* Begin RECORDED INFORMATION *

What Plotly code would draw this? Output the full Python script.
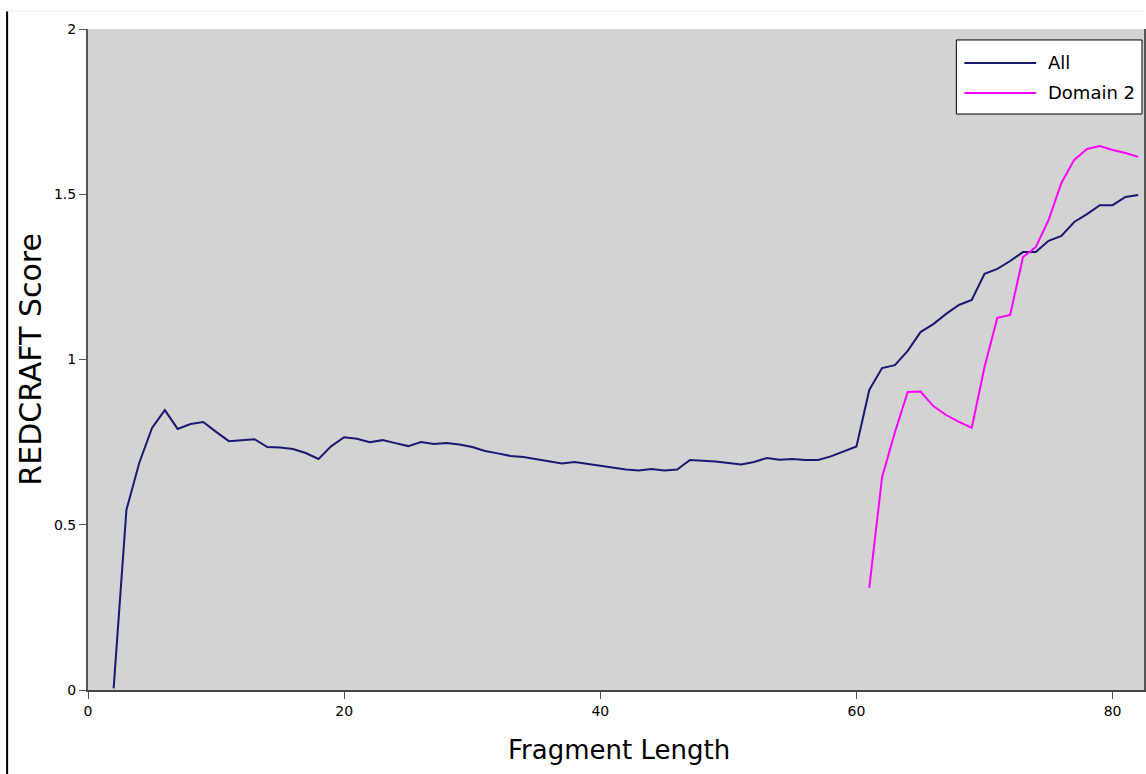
import plotly.graph_objects as go

x_all = list(range(2, 83))
y_all = [0.005, 0.545, 0.687, 0.793, 0.847, 0.790, 0.805, 0.811, 0.781, 0.753,
         0.756, 0.759, 0.735, 0.734, 0.729, 0.717, 0.699, 0.738, 0.765, 0.760,
         0.750, 0.756, 0.747, 0.738, 0.750, 0.744, 0.747, 0.743, 0.735, 0.723,
         0.716, 0.708, 0.705, 0.699, 0.693, 0.685, 0.690, 0.684, 0.679, 0.673,
         0.667, 0.664, 0.669, 0.664, 0.667, 0.696, 0.694, 0.691, 0.687, 0.682,
         0.690, 0.702, 0.697, 0.699, 0.696, 0.696, 0.707, 0.723, 0.737, 0.908,
         0.974, 0.983, 1.026, 1.083, 1.107, 1.138, 1.165, 1.180, 1.259, 1.274,
         1.298, 1.325, 1.325, 1.359, 1.374, 1.416, 1.440, 1.467, 1.467, 1.492,
         1.498]

x_d2 = list(range(61, 83))
y_d2 = [0.309, 0.644, 0.780, 0.902, 0.903, 0.859, 0.832, 0.811, 0.793, 0.977,
        1.126, 1.135, 1.310, 1.340, 1.422, 1.534, 1.604, 1.637, 1.646, 1.634,
        1.625, 1.613]

series_names = ["All", "Domain 2"]
series_colors = ["#191970", "#ff00ff"]

x_ticks = [0, 20, 40, 60, 80]
y_ticks = [0, 0.5, 1, 1.5, 2]
y_tick_text = ["0", "0.5", "1", "1.5", "2"]

fig = go.Figure()
fig.add_trace(go.Scatter(x=x_all, y=y_all, mode="lines", name=series_names[0],
                         line=dict(color=series_colors[0], width=2)))
fig.add_trace(go.Scatter(x=x_d2, y=y_d2, mode="lines", name=series_names[1],
                         line=dict(color=series_colors[1], width=2)))

fig.update_layout(
    width=1146, height=774,
    margin=dict(l=88, r=0, t=29, b=84),
    paper_bgcolor="white",
    plot_bgcolor="#d3d3d3",
    font=dict(family="DejaVu Sans", color="black"),
    showlegend=False,
)
fig.update_xaxes(range=[0, 82.45], tickvals=x_ticks, ticks="outside", ticklen=7,
                 tickcolor="#555", showgrid=False, zeroline=False,
                 showline=True, linecolor="#444", linewidth=2,
                 tickfont=dict(size=14))
fig.update_yaxes(range=[0, 2], tickvals=y_ticks, ticktext=y_tick_text,
                 ticks="outside", ticklen=7, tickcolor="#555",
                 showgrid=False, zeroline=False,
                 showline=True, linecolor="#555", linewidth=2, mirror=True,
                 tickfont=dict(size=14))

# axis titles
fig.add_annotation(text="Fragment Length", xref="paper", yref="paper",
                   x=0.503, y=-0.0908, xanchor="center", yanchor="middle",
                   showarrow=False, font=dict(size=26))
fig.add_annotation(text="REDCRAFT Score", xref="paper", yref="paper",
                   x=-0.0548, y=0.5, xanchor="center", yanchor="middle",
                   textangle=-90, showarrow=False, font=dict(size=30))

# legend box
fig.add_shape(type="rect", xref="paper", yref="paper",
              x0=0.8223, x1=0.9981, y0=0.8714, y1=0.9834,
              fillcolor="white", line=dict(color="black", width=1))
leg_y = [0.9486, 0.9032]
for name, color, ly in zip(series_names, series_colors, leg_y):
    fig.add_shape(type="line", xref="paper", yref="paper",
                  x0=0.8299, x1=0.8979, y0=ly, y1=ly,
                  line=dict(color=color, width=2))
    fig.add_annotation(text=name, xref="paper", yref="paper",
                       x=0.9074, y=ly, xanchor="left", yanchor="middle",
                       showarrow=False, font=dict(size=18))

# frame artifacts
fig.add_shape(type="line", xref="paper", yref="paper",
              x0=-0.0766, x1=-0.0766, y0=1.027, y1=-0.13,
              line=dict(color="black", width=2))
fig.add_shape(type="line", xref="paper", yref="paper",
              x0=-0.0766, x1=1.0, y0=1.027, y1=1.027,
              line=dict(color="#f0f0f0", width=1))

fig.write_html("out.html")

* End RECORDED INFORMATION *

Could you repeat all of the material exactly? Pictures should not be copied.

What Plotly code would draw this? Output the full Python script.
import plotly.graph_objects as go

x_all = list(range(2, 83))
y_all = [0.005, 0.545, 0.687, 0.793, 0.847, 0.790, 0.805, 0.811, 0.781, 0.753,
         0.756, 0.759, 0.735, 0.734, 0.729, 0.717, 0.699, 0.738, 0.765, 0.760,
         0.750, 0.756, 0.747, 0.738, 0.750, 0.744, 0.747, 0.743, 0.735, 0.723,
         0.716, 0.708, 0.705, 0.699, 0.693, 0.685, 0.690, 0.684, 0.679, 0.673,
         0.667, 0.664, 0.669, 0.664, 0.667, 0.696, 0.694, 0.691, 0.687, 0.682,
         0.690, 0.702, 0.697, 0.699, 0.696, 0.696, 0.707, 0.723, 0.737, 0.908,
         0.974, 0.983, 1.026, 1.083, 1.107, 1.138, 1.165, 1.180, 1.259, 1.274,
         1.298, 1.325, 1.325, 1.359, 1.374, 1.416, 1.440, 1.467, 1.467, 1.492,
         1.498]

x_d2 = list(range(61, 83))
y_d2 = [0.309, 0.644, 0.780, 0.902, 0.903, 0.859, 0.832, 0.811, 0.793, 0.977,
        1.126, 1.135, 1.310, 1.340, 1.422, 1.534, 1.604, 1.637, 1.646, 1.634,
        1.625, 1.613]

series_names = ["All", "Domain 2"]
series_colors = ["#191970", "#ff00ff"]

x_ticks = [0, 20, 40, 60, 80]
y_ticks = [0, 0.5, 1, 1.5, 2]
y_tick_text = ["0", "0.5", "1", "1.5", "2"]

fig = go.Figure()
fig.add_trace(go.Scatter(x=x_all, y=y_all, mode="lines", name=series_names[0],
                         line=dict(color=series_colors[0], width=2)))
fig.add_trace(go.Scatter(x=x_d2, y=y_d2, mode="lines", name=series_names[1],
                         line=dict(color=series_colors[1], width=2)))

fig.update_layout(
    width=1146, height=774,
    margin=dict(l=88, r=0, t=29, b=84),
    paper_bgcolor="white",
    plot_bgcolor="#d3d3d3",
    font=dict(family="DejaVu Sans", color="black"),
    showlegend=False,
)
fig.update_xaxes(range=[0, 82.45], tickvals=x_ticks, ticks="outside", ticklen=7,
                 tickcolor="#555", showgrid=False, zeroline=False,
                 showline=True, linecolor="#444", linewidth=2,
                 tickfont=dict(size=14))
fig.update_yaxes(range=[0, 2], tickvals=y_ticks, ticktext=y_tick_text,
                 ticks="outside", ticklen=7, tickcolor="#555",
                 showgrid=False, zeroline=False,
                 showline=True, linecolor="#555", linewidth=2, mirror=True,
                 tickfont=dict(size=14))

# axis titles
fig.add_annotation(text="Fragment Length", xref="paper", yref="paper",
                   x=0.503, y=-0.0908, xanchor="center", yanchor="middle",
                   showarrow=False, font=dict(size=26))
fig.add_annotation(text="REDCRAFT Score", xref="paper", yref="paper",
                   x=-0.0548, y=0.5, xanchor="center", yanchor="middle",
                   textangle=-90, showarrow=False, font=dict(size=30))

# legend box
fig.add_shape(type="rect", xref="paper", yref="paper",
              x0=0.8223, x1=0.9981, y0=0.8714, y1=0.9834,
              fillcolor="white", line=dict(color="black", width=1))
leg_y = [0.9486, 0.9032]
for name, color, ly in zip(series_names, series_colors, leg_y):
    fig.add_shape(type="line", xref="paper", yref="paper",
                  x0=0.8299, x1=0.8979, y0=ly, y1=ly,
                  line=dict(color=color, width=2))
    fig.add_annotation(text=name, xref="paper", yref="paper",
                       x=0.9074, y=ly, xanchor="left", yanchor="middle",
                       showarrow=False, font=dict(size=18))

# frame artifacts
fig.add_shape(type="line", xref="paper", yref="paper",
              x0=-0.0766, x1=-0.0766, y0=1.027, y1=-0.13,
              line=dict(color="black", width=2))
fig.add_shape(type="line", xref="paper", yref="paper",
              x0=-0.0766, x1=1.0, y0=1.027, y1=1.027,
              line=dict(color="#f0f0f0", width=1))

fig.write_html("out.html")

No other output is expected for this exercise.